What The Ghosn Affair Says About Japan And The West
The fate of disgraced auto chief Carlos Ghosn has revealed deep differences between the Japanese and Western systems of justice. And not only.

PARIS — When visiting the West this week, and starting with France on Tuesday, Japanese Prime Minister Shinzo Abe knows his country's image has been damaged by the extraordinary Ghosn affair. The allegations against Renault and Nissan's former CEO — indicted on further charges again in Tokyo on Monday — have stunned and shaken even his most fervent supporters. And yet the world has also discovered through this case the particularities of a judicial system that reveals a "double-layered" Japan: Western on the outside, Japanese on the inside.
Head of a nationalist government, Abe embodies this ambivalence with his contested vision of history, his controversial reinterpretation of the Constitution toward a deeper military commitment, and his iron fist against the critical media. Japan's history in the second half of the 20th century is one of a country that successfully opened itself to globalization, but on its own terms.

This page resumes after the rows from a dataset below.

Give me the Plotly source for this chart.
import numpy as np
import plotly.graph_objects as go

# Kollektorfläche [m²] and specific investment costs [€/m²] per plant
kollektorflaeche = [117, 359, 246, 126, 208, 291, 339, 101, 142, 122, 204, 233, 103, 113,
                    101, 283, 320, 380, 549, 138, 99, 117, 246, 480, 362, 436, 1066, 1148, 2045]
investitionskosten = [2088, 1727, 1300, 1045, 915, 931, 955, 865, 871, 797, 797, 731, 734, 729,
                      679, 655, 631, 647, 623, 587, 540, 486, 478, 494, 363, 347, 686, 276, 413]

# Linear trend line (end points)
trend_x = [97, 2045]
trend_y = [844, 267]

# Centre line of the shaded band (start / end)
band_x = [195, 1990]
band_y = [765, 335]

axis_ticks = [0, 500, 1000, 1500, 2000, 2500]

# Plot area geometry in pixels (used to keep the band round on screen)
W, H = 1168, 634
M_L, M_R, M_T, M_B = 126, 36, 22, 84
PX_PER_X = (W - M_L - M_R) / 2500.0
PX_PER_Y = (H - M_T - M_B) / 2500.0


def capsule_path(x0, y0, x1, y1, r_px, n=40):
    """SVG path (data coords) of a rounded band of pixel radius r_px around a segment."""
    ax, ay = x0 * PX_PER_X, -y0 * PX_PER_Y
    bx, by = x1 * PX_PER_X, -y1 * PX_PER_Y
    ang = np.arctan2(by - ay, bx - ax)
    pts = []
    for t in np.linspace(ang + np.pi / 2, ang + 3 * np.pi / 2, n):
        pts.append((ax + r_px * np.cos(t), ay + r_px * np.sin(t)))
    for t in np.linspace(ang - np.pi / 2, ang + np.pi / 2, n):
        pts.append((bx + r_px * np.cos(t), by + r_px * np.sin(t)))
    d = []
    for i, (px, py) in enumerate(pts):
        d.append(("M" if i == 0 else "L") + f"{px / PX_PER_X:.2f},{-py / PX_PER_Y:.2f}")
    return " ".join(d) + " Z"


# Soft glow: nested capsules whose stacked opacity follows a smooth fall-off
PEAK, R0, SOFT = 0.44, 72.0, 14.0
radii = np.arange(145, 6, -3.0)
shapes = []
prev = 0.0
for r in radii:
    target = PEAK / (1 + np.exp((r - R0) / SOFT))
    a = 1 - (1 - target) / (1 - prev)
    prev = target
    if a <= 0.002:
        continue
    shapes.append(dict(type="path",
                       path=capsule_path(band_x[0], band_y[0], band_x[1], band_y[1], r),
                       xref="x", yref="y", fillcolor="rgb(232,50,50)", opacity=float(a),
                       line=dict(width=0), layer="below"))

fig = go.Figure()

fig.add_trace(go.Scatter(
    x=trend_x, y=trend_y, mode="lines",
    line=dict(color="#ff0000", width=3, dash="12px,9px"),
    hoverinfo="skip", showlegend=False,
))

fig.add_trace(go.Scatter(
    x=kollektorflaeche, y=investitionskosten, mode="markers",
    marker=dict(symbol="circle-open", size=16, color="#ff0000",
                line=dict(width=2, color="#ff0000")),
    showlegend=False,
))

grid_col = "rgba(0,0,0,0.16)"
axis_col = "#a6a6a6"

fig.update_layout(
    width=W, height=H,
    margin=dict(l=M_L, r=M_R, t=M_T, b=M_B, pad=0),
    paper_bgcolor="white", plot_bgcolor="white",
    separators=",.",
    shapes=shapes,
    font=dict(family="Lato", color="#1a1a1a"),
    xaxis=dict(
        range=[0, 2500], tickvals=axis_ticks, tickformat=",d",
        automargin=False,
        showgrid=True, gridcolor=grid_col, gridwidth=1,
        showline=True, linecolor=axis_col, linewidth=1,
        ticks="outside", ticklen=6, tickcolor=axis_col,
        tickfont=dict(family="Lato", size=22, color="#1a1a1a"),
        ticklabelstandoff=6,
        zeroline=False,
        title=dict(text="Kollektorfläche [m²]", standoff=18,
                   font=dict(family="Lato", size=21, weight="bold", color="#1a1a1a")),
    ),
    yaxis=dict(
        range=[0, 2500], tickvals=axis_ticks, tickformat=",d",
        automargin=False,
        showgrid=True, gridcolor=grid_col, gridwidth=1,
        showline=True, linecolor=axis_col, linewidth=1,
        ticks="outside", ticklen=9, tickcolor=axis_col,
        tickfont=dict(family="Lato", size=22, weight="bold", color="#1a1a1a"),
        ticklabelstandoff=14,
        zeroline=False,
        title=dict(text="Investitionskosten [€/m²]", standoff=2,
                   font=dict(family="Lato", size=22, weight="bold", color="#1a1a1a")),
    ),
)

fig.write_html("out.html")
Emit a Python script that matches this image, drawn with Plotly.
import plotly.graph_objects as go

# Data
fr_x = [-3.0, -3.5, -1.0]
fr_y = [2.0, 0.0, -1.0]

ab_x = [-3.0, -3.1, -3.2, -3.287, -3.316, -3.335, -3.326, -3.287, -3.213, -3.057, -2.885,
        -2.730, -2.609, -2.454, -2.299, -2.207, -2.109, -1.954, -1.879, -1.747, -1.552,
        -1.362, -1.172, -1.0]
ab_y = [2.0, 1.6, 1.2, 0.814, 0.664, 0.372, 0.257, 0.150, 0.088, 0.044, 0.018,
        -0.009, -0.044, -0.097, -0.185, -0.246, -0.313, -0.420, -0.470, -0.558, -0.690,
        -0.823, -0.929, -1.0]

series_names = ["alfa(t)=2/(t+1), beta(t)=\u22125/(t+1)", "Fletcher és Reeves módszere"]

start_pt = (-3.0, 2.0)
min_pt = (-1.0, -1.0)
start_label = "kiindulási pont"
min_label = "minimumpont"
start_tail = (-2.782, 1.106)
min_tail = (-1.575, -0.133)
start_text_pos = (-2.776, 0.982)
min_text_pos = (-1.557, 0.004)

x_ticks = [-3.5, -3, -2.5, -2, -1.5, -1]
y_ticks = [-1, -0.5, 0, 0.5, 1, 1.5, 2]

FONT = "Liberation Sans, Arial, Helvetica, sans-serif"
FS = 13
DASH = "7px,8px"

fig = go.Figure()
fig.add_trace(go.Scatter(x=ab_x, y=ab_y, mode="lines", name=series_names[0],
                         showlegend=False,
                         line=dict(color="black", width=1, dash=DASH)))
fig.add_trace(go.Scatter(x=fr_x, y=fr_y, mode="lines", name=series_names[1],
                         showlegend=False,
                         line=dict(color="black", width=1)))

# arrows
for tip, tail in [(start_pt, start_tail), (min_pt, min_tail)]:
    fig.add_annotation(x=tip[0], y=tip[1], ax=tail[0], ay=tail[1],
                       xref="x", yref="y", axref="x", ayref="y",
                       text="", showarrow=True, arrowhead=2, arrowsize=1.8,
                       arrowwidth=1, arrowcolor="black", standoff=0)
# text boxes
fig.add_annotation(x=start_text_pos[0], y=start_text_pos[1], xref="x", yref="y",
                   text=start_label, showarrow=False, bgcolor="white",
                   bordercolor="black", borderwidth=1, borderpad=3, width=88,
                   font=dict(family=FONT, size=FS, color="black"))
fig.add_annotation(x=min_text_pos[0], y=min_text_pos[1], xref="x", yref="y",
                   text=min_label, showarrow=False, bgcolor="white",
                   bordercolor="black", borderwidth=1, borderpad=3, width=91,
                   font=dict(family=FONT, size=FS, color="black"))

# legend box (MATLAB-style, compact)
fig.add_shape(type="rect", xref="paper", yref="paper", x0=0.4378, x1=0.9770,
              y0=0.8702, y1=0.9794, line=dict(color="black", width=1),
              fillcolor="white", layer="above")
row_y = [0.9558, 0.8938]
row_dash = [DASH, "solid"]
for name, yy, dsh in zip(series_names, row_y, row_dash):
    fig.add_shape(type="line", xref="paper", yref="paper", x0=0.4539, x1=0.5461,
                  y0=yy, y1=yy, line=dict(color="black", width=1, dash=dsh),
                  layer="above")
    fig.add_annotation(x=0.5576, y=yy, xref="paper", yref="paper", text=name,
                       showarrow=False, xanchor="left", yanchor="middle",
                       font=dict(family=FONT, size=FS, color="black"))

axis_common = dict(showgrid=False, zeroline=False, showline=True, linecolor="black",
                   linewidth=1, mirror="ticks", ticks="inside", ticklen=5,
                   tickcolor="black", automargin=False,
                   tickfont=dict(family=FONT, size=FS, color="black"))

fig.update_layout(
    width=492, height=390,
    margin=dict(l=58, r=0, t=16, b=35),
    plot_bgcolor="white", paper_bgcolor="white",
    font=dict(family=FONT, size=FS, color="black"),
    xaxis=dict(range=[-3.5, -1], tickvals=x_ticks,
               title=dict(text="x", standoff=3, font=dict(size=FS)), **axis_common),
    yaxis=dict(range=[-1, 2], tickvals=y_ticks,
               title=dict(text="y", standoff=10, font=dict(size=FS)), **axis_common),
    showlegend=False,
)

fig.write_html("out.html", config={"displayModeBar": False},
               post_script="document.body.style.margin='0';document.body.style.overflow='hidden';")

The frequent mistake of Westerners was to believe that appearances, capitalism sparkling with a thousand fires in the streets of Ginza, is the equivalent of adhering to our main principles. The Japanese, however, do not hide from the "gaijin," the prevalence of their own values: "This is Japan..." they often say to apologize to the incredulous outsider in response to the application of rules that seem strange to us. This usually contributes to the infinite charm of this country but can turn into an endless torment where one is caught in the clutches of a judicial system whose foundations are far removed from ours.
This primacy of individual rights does not have the same weight.
For us, respecting the rights of the defense is essential, including knowledge of the alleged facts, access to the file, and the presence of a lawyer at every stage of the proceedings. Similarly, deprivation of liberty during the prolonged detention from week to week seems contrary to basic rights.
This primacy of individual rights, resulting from liberal philosophy, does not have the same weight in a country where culture is more valued than the preservation of societal cohesion. The world was shocked to learn that 99% of prosecutions by Japanese prosecutors resulted in the conviction of the suspect. The whole procedure is based on confessions, wrenched out of the suspect whenever and however necessary. For many Japanese, this is seen as part of the guarantee of a safer society, a supreme goal that outweighs the risks, intolerable in other freedoms, of making a judicial error.
Revealed by the Ghosn affair, this dark side of Shinzo Abe's Japan has sparked, for the first time, a lively debate in the country about its own judicial system. Ghosn has turned out to be a different kind of consensus breaker.